Phonon heat transport in low-dimensional materials departs from the classical Boltzmann picture when structural length scales approach phonon wavelengths, coherence lengths, or mean free paths. In this regime, enhanced phase correlation enables wave-based phenomena, notably coherent transport in periodic architectures and Anderson localization in disordered media. This review summarizes recent progress in understanding these effects and their impact on thermal conductivity.
We first discuss coherent phonon transport in artificial periodic systems, including superlattices and phononic crystals. Experiments and simulations commonly report non-monotonic thermal conductivity versus period length, reflecting the interplay between coherent interference and incoherent scattering. Spectral analyses further indicate that coherent transport is dominated by low-frequency phonons, while higher frequency modes are strongly suppressed by anharmonicity.

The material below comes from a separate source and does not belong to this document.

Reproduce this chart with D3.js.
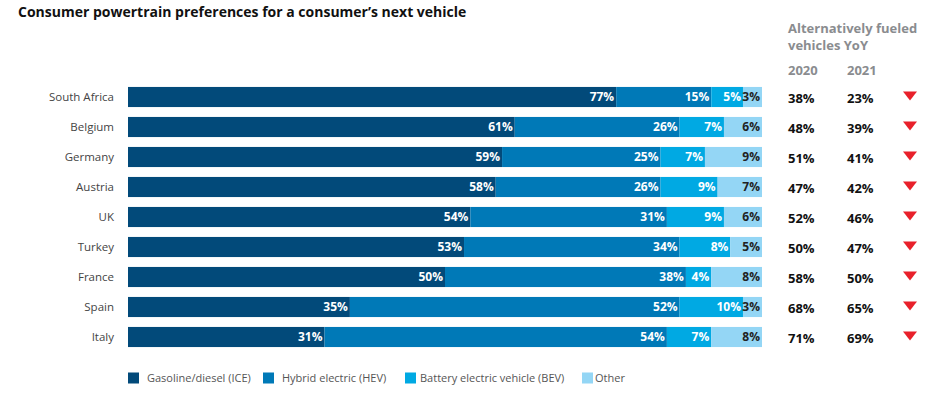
<!DOCTYPE html>
<html>
<head>
<meta charset="utf-8">
<script src="https://cdn.jsdelivr.net/npm/d3@7"></script>
<style>
  body { margin: 0; background: #fff; font-family: "Open Sans", sans-serif; }
</style>
</head>
<body>
<div id="chart"></div>
<script>
// data
const countries = ["South Africa", "Belgium", "Germany", "Austria", "UK", "Turkey", "France", "Spain", "Italy"]
const ice   = [77, 61, 59, 58, 54, 53, 50, 35, 31]
const hev   = [15, 26, 25, 26, 31, 34, 38, 52, 54]
const bev   = [5, 7, 7, 9, 9, 8, 4, 10, 7]
const other = [3, 6, 9, 7, 6, 5, 8, 3, 8]
const yoy2020 = [38, 48, 51, 47, 52, 50, 58, 68, 71]
const yoy2021 = [23, 39, 41, 42, 46, 47, 50, 65, 69]
const seriesNames = ["Gasoline/diesel (ICE)", "Hybrid electric (HEV)", "Battery electric vehicle (BEV)", "Other"]

const W = 948, H = 393
const svg = d3.select("#chart").append("svg")
    .attr("width", W).attr("height", H)

const keys = ["ice", "hev", "bev", "other"]
const color = d3.scaleOrdinal()
    .domain(keys)
    .range(["#024a7a", "#0079b7", "#00a9e3", "#94d6f5"])

const rows = countries.map((c, i) => ({country: c, ice: ice[i], hev: hev[i], bev: bev[i], other: other[i]}))
const stacked = d3.stack().keys(keys)(rows)

const x = d3.scaleLinear().domain([0, 100]).range([128, 762])
const y = d3.scaleBand().domain(countries).range([82, 352]).paddingInner(0.33).paddingOuter(0.165)

// title
svg.append("text")
    .attr("x", 18).attr("y", 17)
    .style("font-size", "14px").style("font-weight", "700").style("fill", "#111")
    .text("Consumer powertrain preferences for a consumer\u2019s next vehicle")

// bars
const layer = svg.selectAll(".layer")
  .data(stacked)
  .join("g")
    .attr("class", "layer")
    .attr("fill", d => color(d.key))

layer.selectAll("rect")
  .data(d => d)
  .join("rect")
    .attr("x", d => x(d[0]))
    .attr("y", d => y(d.data.country))
    .attr("width", d => x(d[1]) - x(d[0]))
    .attr("height", y.bandwidth())

layer.selectAll("text")
  .data(d => d.map(v => Object.assign(v, {key: d.key})))
  .join("text")
    .attr("x", d => x(d[1]) - 2)
    .attr("y", d => y(d.data.country) + y.bandwidth() / 2)
    .attr("dy", "0.35em")
    .attr("text-anchor", "end")
    .style("font-size", "12px").style("font-weight", "700")
    .style("fill", d => d.key === "other" ? "#222" : "#fff")
    .text(d => (d[1] - d[0]) + "%")

// country labels
svg.append("g").selectAll("text")
  .data(countries)
  .join("text")
    .attr("x", 114)
    .attr("y", d => y(d) + y.bandwidth() / 2)
    .attr("dy", "0.35em")
    .attr("text-anchor", "end")
    .style("font-size", "11.5px").style("fill", "#444")
    .text(d => d)

// right side table
const grey = "#8a8c8f"
svg.append("text").attr("x", 788).attr("y", 33)
    .style("font-size", "13px").style("font-weight", "700").style("fill", grey)
    .text("Alternatively fueled")
svg.append("text").attr("x", 788).attr("y", 50)
    .style("font-size", "13px").style("font-weight", "700").style("fill", grey)
    .text("vehicles YoY")
svg.append("text").attr("x", 788).attr("y", 75)
    .style("font-size", "13px").style("font-weight", "700").style("fill", grey)
    .text("2020")
svg.append("text").attr("x", 847).attr("y", 75)
    .style("font-size", "13px").style("font-weight", "700").style("fill", grey)
    .text("2021")

const tbl = svg.append("g")
tbl.selectAll(".v20")
  .data(yoy2020)
  .join("text")
    .attr("class", "v20")
    .attr("x", 788)
    .attr("y", (d, i) => y(countries[i]) + y.bandwidth() / 2 + 1)
    .attr("dy", "0.35em")
    .style("font-size", "13px").style("font-weight", "700").style("fill", "#111")
    .text(d => d + "%")
tbl.selectAll(".v21")
  .data(yoy2021)
  .join("text")
    .attr("class", "v21")
    .attr("x", 847)
    .attr("y", (d, i) => y(countries[i]) + y.bandwidth() / 2 + 1)
    .attr("dy", "0.35em")
    .style("font-size", "13px").style("font-weight", "700").style("fill", "#111")
    .text(d => d + "%")

// down arrows (2021 lower than 2020)
tbl.selectAll("path")
  .data(yoy2021.map((v, i) => ({v, prev: yoy2020[i], c: countries[i]})))
  .join("path")
    .attr("transform", d => `translate(910, ${y(d.c) + y.bandwidth() / 2 - 1})`)
    .attr("d", d => d.v < d.prev ? "M-7,-4.5L7,-4.5L0,4.5Z" : "M-7,4.5L7,4.5L0,-4.5Z")
    .attr("fill", "#e8212a")

// legend
const legendX = [128, 263, 405, 582]
const legendTextX = [147, 282, 420, 595]
const legend = svg.append("g").selectAll("g")
  .data(seriesNames)
  .join("g")
legend.append("rect")
    .attr("x", (d, i) => legendX[i]).attr("y", 372.5)
    .attr("width", 11).attr("height", 11)
    .attr("fill", (d, i) => color(keys[i]))
legend.append("text")
    .attr("x", (d, i) => legendTextX[i]).attr("y", 378).attr("dy", "0.35em")
    .style("font-size", "11px").style("fill", "#555")
    .text(d => d)
</script>
</body>
</html>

We then examine phonon Anderson localization in low-dimensional disordered materials. Localization emerges when the localization length becomes shorter than relevant transport lengths. Its impact to thermal conductivity depends critically on spectral overlap with heat-carrying phonons, making localization a selective rather than universal mechanism for thermal suppression.
Finally, we outline open challenges, including quantifying the competition between interference and inelastic scattering, and realizing experimentally observable localization effects at room temperature. Overall, this review provides a wave-based framework for phonon transport in low-dimensional materials and offers guidance for phonon engineering via coherence and disorder.